Jim Macdonald holds forth on an interesting market twist on the whole ebook "we don't need no stinkin' publishers" thrust. Yes, Virginia, sometimes there is a need for professionals. However the whole piracy/plagiarism side of it I didn't see. That the ebook might be flooded by bad writers, we'll, I've been saying that for awhile. And for those people who don't understand just how bad that issue may be, I don't think I could explain the market dynamics/learned behavior intersect, but I'll just say that because some advertising professionals didn't understand it internet ads nearly died.
Catherine Schaff-Stump gives a little insight into the differences between types of authors and waiting until something is ripe. The short version, at least for me, is that it's all about the story.
Sometimes as new writers (can I still claim that?) focus on the mechanics and buy all those "how to write/publish/edit" books that now take up a whole bookcase.
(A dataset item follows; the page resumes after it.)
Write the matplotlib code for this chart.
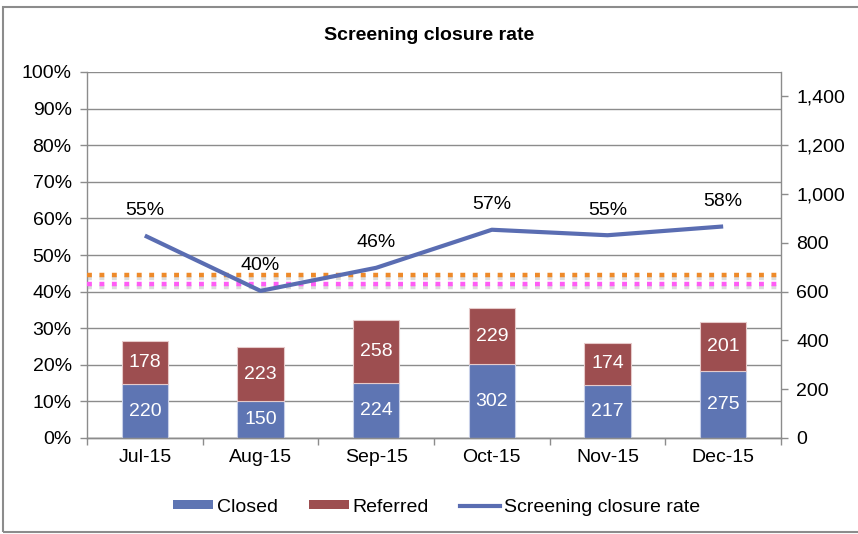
import matplotlib
matplotlib.use("Agg")
import matplotlib.pyplot as plt
import matplotlib.patheffects as pe
from matplotlib.lines import Line2D
from matplotlib.patches import Patch, Rectangle
from matplotlib.ticker import FuncFormatter, MultipleLocator, FixedLocator

plt.rcParams["font.family"] = ["Liberation Sans", "DejaVu Sans"]

months = ["Jul-15", "Aug-15", "Sep-15", "Oct-15", "Nov-15", "Dec-15"]
closed = [220, 150, 224, 302, 217, 275]
referred = [178, 223, 258, 229, 174, 201]
closure_rate = [0.553, 0.402, 0.465, 0.569, 0.554, 0.578]
target_orange = 0.445
target_pink = 0.42

c_closed = "#5E75B3"
c_referred = "#9D4E50"
c_line = "#5A6DB2"
c_grid = "#8C8C8C"

fig = plt.figure(figsize=(8.58, 5.34), dpi=100)
rect = [87 / 858, 1 - 438 / 534, (781 - 87) / 858, (438 - 72) / 534]
ax = fig.add_axes(rect)
ax2 = ax.twinx()

# Left axis: percentages, gridlines every 10%
ax.set_ylim(0, 1.0)
ax.set_xlim(-0.5, len(months) - 0.5)
ax.yaxis.set_major_locator(MultipleLocator(0.1))
ax.yaxis.set_major_formatter(FuncFormatter(lambda v, p: f"{v * 100:.0f}%"))
ax.grid(axis="y", color=c_grid, linewidth=1.0)
ax.set_axisbelow(True)

# Right axis: counts for the stacked bars
ax2.set_ylim(0, 1500)
ax2.yaxis.set_major_locator(FixedLocator(range(0, 1401, 200)))
ax2.yaxis.set_major_formatter(FuncFormatter(lambda v, p: f"{int(v):,}"))

for a in (ax, ax2):
    for s in a.spines.values():
        s.set_color(c_grid)
        s.set_linewidth(1.0)
    a.spines["top"].set_visible(False)
    a.tick_params(axis="y", length=5, width=1, color=c_grid, labelsize=14, pad=6)

ax.spines["right"].set_visible(False)
ax2.spines["left"].set_visible(False)

# Category ticks sit between the months
ax.set_xticks(range(len(months)))
ax.set_xticklabels(months)
ax.tick_params(axis="x", length=0, labelsize=14, pad=8)
ax.set_xticks([i - 0.5 for i in range(len(months) + 1)], minor=True)
ax.tick_params(axis="x", which="minor", length=5, width=1, color=c_grid)

x = list(range(len(months)))
w = 0.4
ax2.bar(x, closed, width=w, color=c_closed, edgecolor="#C8D0E8", linewidth=0.8, zorder=2)
ax2.bar(x, referred, width=w, bottom=closed, color=c_referred, edgecolor="#E6CACA",
        linewidth=0.8, zorder=2)

for i in x:
    ax2.text(i, closed[i] / 2, f"{closed[i]}", ha="center", va="center",
             color="white", fontsize=14, zorder=5)
    ax2.text(i, closed[i] + referred[i] / 2, f"{referred[i]}", ha="center", va="center",
             color="white", fontsize=14, zorder=5)

# Overlay axes (percent scale) for the reference lines and the rate line
ax3 = fig.add_axes(rect, sharex=ax)
ax3.set_ylim(0, 1.0)
ax3.axis("off")
ax3.patch.set_visible(False)

shadow = [pe.SimpleLineShadow(offset=(0, -2), shadow_color="#999999", alpha=0.35), pe.Normal()]
ax3.plot([-0.5, 5.5], [target_orange] * 2, color="#EE8A2A", linewidth=3.2,
         linestyle=(0, (1.1, 1.7)), dash_capstyle="butt", path_effects=shadow, zorder=3)
ax3.plot([-0.5, 5.47], [target_pink] * 2, color="#FF5CF5", linewidth=3.2,
         linestyle=(0, (1.1, 1.7)), dash_capstyle="butt", path_effects=shadow, zorder=3)

ax3.plot(x, closure_rate, color=c_line, linewidth=3, solid_capstyle="butt", zorder=4)
for i in x:
    ax3.annotate(f"{closure_rate[i] * 100:.0f}%", (i, closure_rate[i]), xytext=(0, 18),
                 textcoords="offset points", ha="center", va="center", fontsize=14, zorder=6)

# Title
fig.text(0.5, 1 - 35 / 534, "Screening closure rate", ha="center", va="center",
         fontsize=14, fontweight="bold")

# Legend along the bottom
handles = [Patch(facecolor=c_closed), Patch(facecolor=c_referred),
           Line2D([0], [0], color=c_line, linewidth=3)]
fig.legend(handles, ["Closed", "Referred", "Screening closure rate"],
           loc="center", bbox_to_anchor=(0.509, 1 - 507 / 534), ncol=3, frameon=False,
           fontsize=14, handlelength=2.05, handleheight=0.4, handletextpad=0.2,
           columnspacing=1.6)

# Outer chart border
fig.patches.append(Rectangle((3 / 858, 1 - 532 / 534), 1.0, (532 - 7) / 534,
                             transform=fig.transFigure, fill=False, edgecolor="#8C8C8C",
                             linewidth=1.5))

fig.savefig("out.png", dpi=100)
However, Alex Bledsoe over at Tor.com talks about learning to write foremother sources. In this case, from a book about Star Trek (the original series) and how the critiques inside exposed the bones of story. Just to reiterate what you may or may not have heard, the best thing for a writer is to get out and experience the world, not take another writing course or MA in Fiction program.
Jim Wright keeps on a roll with his America: Land That I Love post. Yes, this.